▸ **Problem description**
Skip any picture you find and retype all the remaining lines exactly.

▸ **Data block**
________________
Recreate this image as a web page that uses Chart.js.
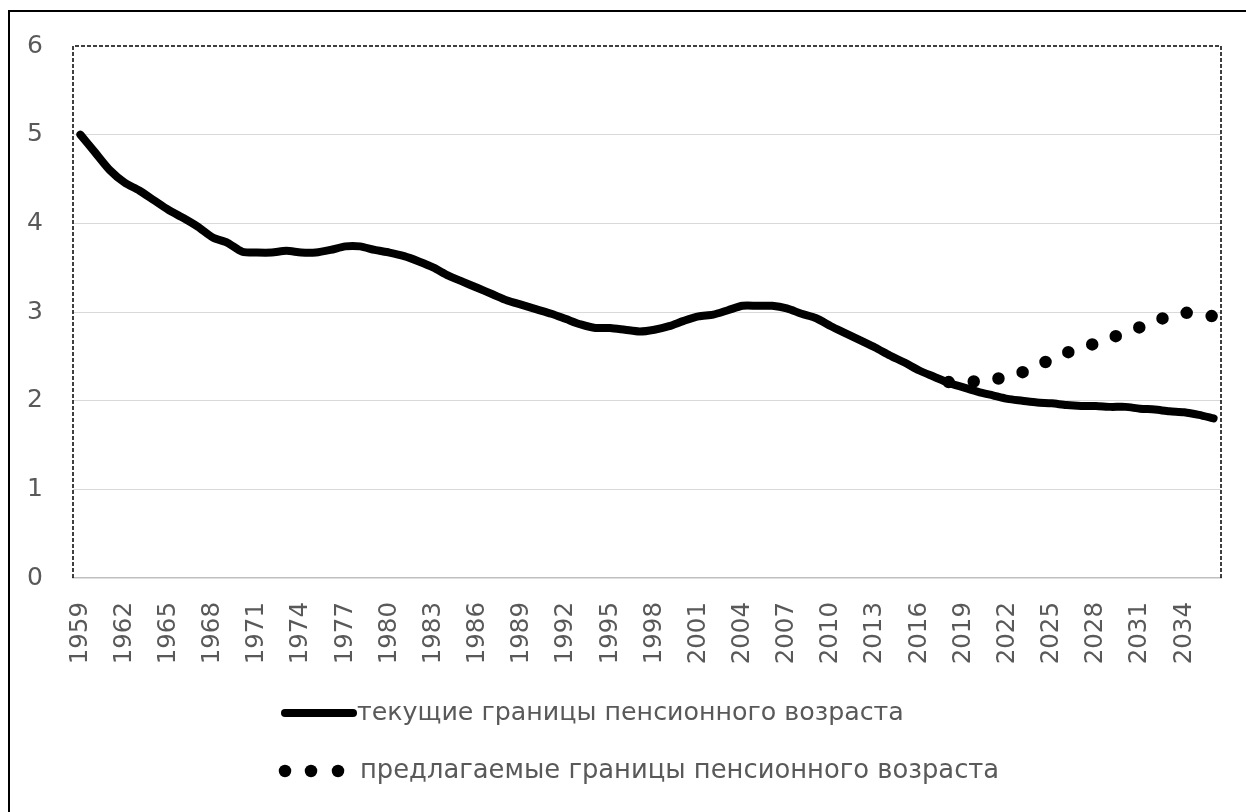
<!DOCTYPE html>
<html>
<head>
<meta charset="utf-8">
<script src="https://cdn.jsdelivr.net/npm/chart.js@4.4.0/dist/chart.umd.min.js"></script>
<style>
  html, body { margin: 0; padding: 0; background: #ffffff; }
  #wrap { position: relative; width: 1246px; height: 812px; overflow: hidden; }
  canvas { display: block; }
</style>
</head>
<body>
<div id="wrap"><canvas id="c" width="1246" height="812"></canvas></div>
<script>
// ---- data ----
const years = ["1959","1960","1961","1962","1963","1964","1965","1966","1967","1968",
  "1969","1970","1971","1972","1973","1974","1975","1976","1977","1978",
  "1979","1980","1981","1982","1983","1984","1985","1986","1987","1988",
  "1989","1990","1991","1992","1993","1994","1995","1996","1997","1998",
  "1999","2000","2001","2002","2003","2004","2005","2006","2007","2008",
  "2009","2010","2011","2012","2013","2014","2015","2016","2017","2018",
  "2019","2020","2021","2022","2023","2024","2025","2026","2027","2028",
  "2029","2030","2031","2032","2033","2034","2035","2036"];

const currentValues = [5.00,4.80,4.60,4.46,4.37,4.26,4.15,4.06,3.96,3.84,
  3.78,3.68,3.67,3.67,3.69,3.67,3.67,3.70,3.74,3.74,
  3.70,3.67,3.63,3.57,3.50,3.41,3.34,3.27,3.20,3.13,
  3.08,3.03,2.98,2.92,2.86,2.82,2.82,2.80,2.78,2.80,
  2.84,2.90,2.95,2.97,3.02,3.07,3.07,3.07,3.04,2.98,
  2.93,2.84,2.76,2.68,2.60,2.51,2.43,2.34,2.27,2.20,
  2.15,2.10,2.06,2.02,2.00,1.98,1.97,1.95,1.94,1.94,
  1.93,1.93,1.91,1.90,1.88,1.87,1.84,1.80];

const proposedYears = ["2018","2019","2020","2021","2022","2023","2024","2025","2026","2027",
  "2028","2029","2030","2031","2032","2033","2034","2035","2036"];
const proposedValues = [2.21,2.21,2.22,2.24,2.27,2.32,2.39,2.47,2.54,2.59,
  2.65,2.71,2.76,2.83,2.90,2.95,2.99,2.98,2.95];

const yTicks = [0,1,2,3,4,5,6];
const seriesLabels = ["текущие границы пенсионного возраста", "предлагаемые границы пенсионного возраста"];

const TEXT = "#595959";
const FONT = "DejaVu Sans";

// ---- plugins ----
const framePlugin = {
  id: "frame",
  beforeDatasetsDraw(chart) {
    const {ctx, chartArea: a} = chart;
    ctx.save();
    ctx.strokeStyle = "#000";
    ctx.lineWidth = 1.5;
    ctx.setLineDash([4, 2]);
    ctx.beginPath();
    ctx.moveTo(a.left, a.bottom);
    ctx.lineTo(a.left, a.top);
    ctx.lineTo(a.right, a.top);
    ctx.lineTo(a.right, a.bottom);
    ctx.stroke();
    ctx.restore();
  },
  afterDraw(chart) {
    const {ctx, width, height} = chart;
    ctx.save();
    // outer chart frame (extends beyond the picture on right/bottom)
    ctx.strokeStyle = "#000";
    ctx.lineWidth = 2;
    ctx.beginPath();
    ctx.moveTo(9, height + 5);
    ctx.lineTo(9, 11);
    ctx.lineTo(width + 5, 11);
    ctx.stroke();
    ctx.restore();
  }
};

const legendPlugin = {
  id: "customLegend",
  afterDraw(chart) {
    const {ctx, chartArea: a} = chart;
    const ds = chart.data.datasets;
    const x0 = a.left + 208;
    const rows = [a.bottom + 135, a.bottom + 193];
    ctx.save();
    ctx.textBaseline = "middle";
    ctx.fillStyle = TEXT;
    // row 1: solid line sample
    ctx.strokeStyle = ds[0].borderColor;
    ctx.lineWidth = ds[0].borderWidth;
    ctx.lineCap = "round";
    ctx.beginPath();
    ctx.moveTo(x0 + 4, rows[0]);
    ctx.lineTo(x0 + 72, rows[0]);
    ctx.stroke();
    ctx.font = "25.3px '" + FONT + "'";
    ctx.fillText(ds[0].label, x0 + 76, rows[0]);
    // row 2: dotted sample
    ctx.fillStyle = ds[1].borderColor;
    [x0 + 4, x0 + 30, x0 + 57].forEach(cx => {
      ctx.beginPath();
      ctx.arc(cx, rows[1], ds[1].borderWidth / 2, 0, Math.PI * 2);
      ctx.fill();
    });
    ctx.fillStyle = TEXT;
    ctx.font = "25.8px '" + FONT + "'";
    ctx.fillText(ds[1].label, x0 + 79, rows[1]);
    ctx.restore();
  }
};

new Chart(document.getElementById("c"), {
  type: "line",
  data: {
    labels: years,
    datasets: [
      {
        label: seriesLabels[0],
        data: currentValues,
        borderColor: "#000000",
        backgroundColor: "#000000",
        borderWidth: 8,
        borderCapStyle: "round",
        borderJoinStyle: "round",
        pointRadius: 0,
        tension: 0.25,
        fill: false
      },
      {
        label: seriesLabels[1],
        data: proposedYears.map((yr, i) => ({x: yr, y: proposedValues[i]})),
        borderColor: "#000000",
        backgroundColor: "#000000",
        borderWidth: 12.5,
        borderDash: [0, 25],
        borderCapStyle: "round",
        pointRadius: 0,
        tension: 0.25,
        fill: false
      }
    ]
  },
  options: {
    responsive: false,
    animation: false,
    events: [],
    layout: { padding: { left: 0, right: 25, top: 46, bottom: 134 } },
    plugins: {
      legend: { display: false },
      tooltip: { enabled: false },
      title: { display: false }
    },
    scales: {
      x: {
        type: "category",
        offset: true,
        grid: { display: false, drawTicks: false },
        border: { display: true, color: "#bfbfbf", width: 1.5, dash: [4, 2] },
        ticks: {
          autoSkip: false,
          maxRotation: 90,
          minRotation: 90,
          padding: 24,
          color: TEXT,
          font: { family: FONT, size: 24.5 },
          callback: function(value, index) {
            return index % 3 === 0 ? this.getLabelForValue(value) : "";
          }
        },
        afterFit(scale) {
          scale.height = 100;
          scale.paddingLeft = 0;
          scale.paddingRight = 0;
        }
      },
      y: {
        min: 0,
        max: 6,
        afterBuildTicks(scale) { scale.ticks = yTicks.map(v => ({value: v})); },
        grid: {
          drawTicks: false,
          lineWidth: 1,
          color: ctx => (ctx.tick && (ctx.tick.value === 0 || ctx.tick.value === 6)) ? "rgba(0,0,0,0)" : "#d9d9d9"
        },
        border: { display: false },
        ticks: {
          padding: 30,
          color: TEXT,
          font: { family: FONT, size: 25 }
        },
        afterFit(scale) {
          scale.width = 73;
          scale.paddingTop = 0;
          scale.paddingBottom = 0;
        }
      }
    }
  },
  plugins: [framePlugin, legendPlugin]
});
</script>
</body>
</html>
________________
▸ **The output**
Recreate this image as a web page that uses Chart.js.
<!DOCTYPE html>
<html>
<head>
<meta charset="utf-8">
<script src="https://cdn.jsdelivr.net/npm/chart.js@4.4.0/dist/chart.umd.min.js"></script>
<style>
  html, body { margin: 0; padding: 0; background: #ffffff; }
  #wrap { position: relative; width: 1246px; height: 812px; overflow: hidden; }
  canvas { display: block; }
</style>
</head>
<body>
<div id="wrap"><canvas id="c" width="1246" height="812"></canvas></div>
<script>
// ---- data ----
const years = ["1959","1960","1961","1962","1963","1964","1965","1966","1967","1968",
  "1969","1970","1971","1972","1973","1974","1975","1976","1977","1978",
  "1979","1980","1981","1982","1983","1984","1985","1986","1987","1988",
  "1989","1990","1991","1992","1993","1994","1995","1996","1997","1998",
  "1999","2000","2001","2002","2003","2004","2005","2006","2007","2008",
  "2009","2010","2011","2012","2013","2014","2015","2016","2017","2018",
  "2019","2020","2021","2022","2023","2024","2025","2026","2027","2028",
  "2029","2030","2031","2032","2033","2034","2035","2036"];

const currentValues = [5.00,4.80,4.60,4.46,4.37,4.26,4.15,4.06,3.96,3.84,
  3.78,3.68,3.67,3.67,3.69,3.67,3.67,3.70,3.74,3.74,
  3.70,3.67,3.63,3.57,3.50,3.41,3.34,3.27,3.20,3.13,
  3.08,3.03,2.98,2.92,2.86,2.82,2.82,2.80,2.78,2.80,
  2.84,2.90,2.95,2.97,3.02,3.07,3.07,3.07,3.04,2.98,
  2.93,2.84,2.76,2.68,2.60,2.51,2.43,2.34,2.27,2.20,
  2.15,2.10,2.06,2.02,2.00,1.98,1.97,1.95,1.94,1.94,
  1.93,1.93,1.91,1.90,1.88,1.87,1.84,1.80];

const proposedYears = ["2018","2019","2020","2021","2022","2023","2024","2025","2026","2027",
  "2028","2029","2030","2031","2032","2033","2034","2035","2036"];
const proposedValues = [2.21,2.21,2.22,2.24,2.27,2.32,2.39,2.47,2.54,2.59,
  2.65,2.71,2.76,2.83,2.90,2.95,2.99,2.98,2.95];

const yTicks = [0,1,2,3,4,5,6];
const seriesLabels = ["текущие границы пенсионного возраста", "предлагаемые границы пенсионного возраста"];

const TEXT = "#595959";
const FONT = "DejaVu Sans";

// ---- plugins ----
const framePlugin = {
  id: "frame",
  beforeDatasetsDraw(chart) {
    const {ctx, chartArea: a} = chart;
    ctx.save();
    ctx.strokeStyle = "#000";
    ctx.lineWidth = 1.5;
    ctx.setLineDash([4, 2]);
    ctx.beginPath();
    ctx.moveTo(a.left, a.bottom);
    ctx.lineTo(a.left, a.top);
    ctx.lineTo(a.right, a.top);
    ctx.lineTo(a.right, a.bottom);
    ctx.stroke();
    ctx.restore();
  },
  afterDraw(chart) {
    const {ctx, width, height} = chart;
    ctx.save();
    // outer chart frame (extends beyond the picture on right/bottom)
    ctx.strokeStyle = "#000";
    ctx.lineWidth = 2;
    ctx.beginPath();
    ctx.moveTo(9, height + 5);
    ctx.lineTo(9, 11);
    ctx.lineTo(width + 5, 11);
    ctx.stroke();
    ctx.restore();
  }
};

const legendPlugin = {
  id: "customLegend",
  afterDraw(chart) {
    const {ctx, chartArea: a} = chart;
    const ds = chart.data.datasets;
    const x0 = a.left + 208;
    const rows = [a.bottom + 135, a.bottom + 193];
    ctx.save();
    ctx.textBaseline = "middle";
    ctx.fillStyle = TEXT;
    // row 1: solid line sample
    ctx.strokeStyle = ds[0].borderColor;
    ctx.lineWidth = ds[0].borderWidth;
    ctx.lineCap = "round";
    ctx.beginPath();
    ctx.moveTo(x0 + 4, rows[0]);
    ctx.lineTo(x0 + 72, rows[0]);
    ctx.stroke();
    ctx.font = "25.3px '" + FONT + "'";
    ctx.fillText(ds[0].label, x0 + 76, rows[0]);
    // row 2: dotted sample
    ctx.fillStyle = ds[1].borderColor;
    [x0 + 4, x0 + 30, x0 + 57].forEach(cx => {
      ctx.beginPath();
      ctx.arc(cx, rows[1], ds[1].borderWidth / 2, 0, Math.PI * 2);
      ctx.fill();
    });
    ctx.fillStyle = TEXT;
    ctx.font = "25.8px '" + FONT + "'";
    ctx.fillText(ds[1].label, x0 + 79, rows[1]);
    ctx.restore();
  }
};

new Chart(document.getElementById("c"), {
  type: "line",
  data: {
    labels: years,
    datasets: [
      {
        label: seriesLabels[0],
        data: currentValues,
        borderColor: "#000000",
        backgroundColor: "#000000",
        borderWidth: 8,
        borderCapStyle: "round",
        borderJoinStyle: "round",
        pointRadius: 0,
        tension: 0.25,
        fill: false
      },
      {
        label: seriesLabels[1],
        data: proposedYears.map((yr, i) => ({x: yr, y: proposedValues[i]})),
        borderColor: "#000000",
        backgroundColor: "#000000",
        borderWidth: 12.5,
        borderDash: [0, 25],
        borderCapStyle: "round",
        pointRadius: 0,
        tension: 0.25,
        fill: false
      }
    ]
  },
  options: {
    responsive: false,
    animation: false,
    events: [],
    layout: { padding: { left: 0, right: 25, top: 46, bottom: 134 } },
    plugins: {
      legend: { display: false },
      tooltip: { enabled: false },
      title: { display: false }
    },
    scales: {
      x: {
        type: "category",
        offset: true,
        grid: { display: false, drawTicks: false },
        border: { display: true, color: "#bfbfbf", width: 1.5, dash: [4, 2] },
        ticks: {
          autoSkip: false,
          maxRotation: 90,
          minRotation: 90,
          padding: 24,
          color: TEXT,
          font: { family: FONT, size: 24.5 },
          callback: function(value, index) {
            return index % 3 === 0 ? this.getLabelForValue(value) : "";
          }
        },
        afterFit(scale) {
          scale.height = 100;
          scale.paddingLeft = 0;
          scale.paddingRight = 0;
        }
      },
      y: {
        min: 0,
        max: 6,
        afterBuildTicks(scale) { scale.ticks = yTicks.map(v => ({value: v})); },
        grid: {
          drawTicks: false,
          lineWidth: 1,
          color: ctx => (ctx.tick && (ctx.tick.value === 0 || ctx.tick.value === 6)) ? "rgba(0,0,0,0)" : "#d9d9d9"
        },
        border: { display: false },
        ticks: {
          padding: 30,
          color: TEXT,
          font: { family: FONT, size: 25 }
        },
        afterFit(scale) {
          scale.width = 73;
          scale.paddingTop = 0;
          scale.paddingBottom = 0;
        }
      }
    }
  },
  plugins: [framePlugin, legendPlugin]
});
</script>
</body>
</html>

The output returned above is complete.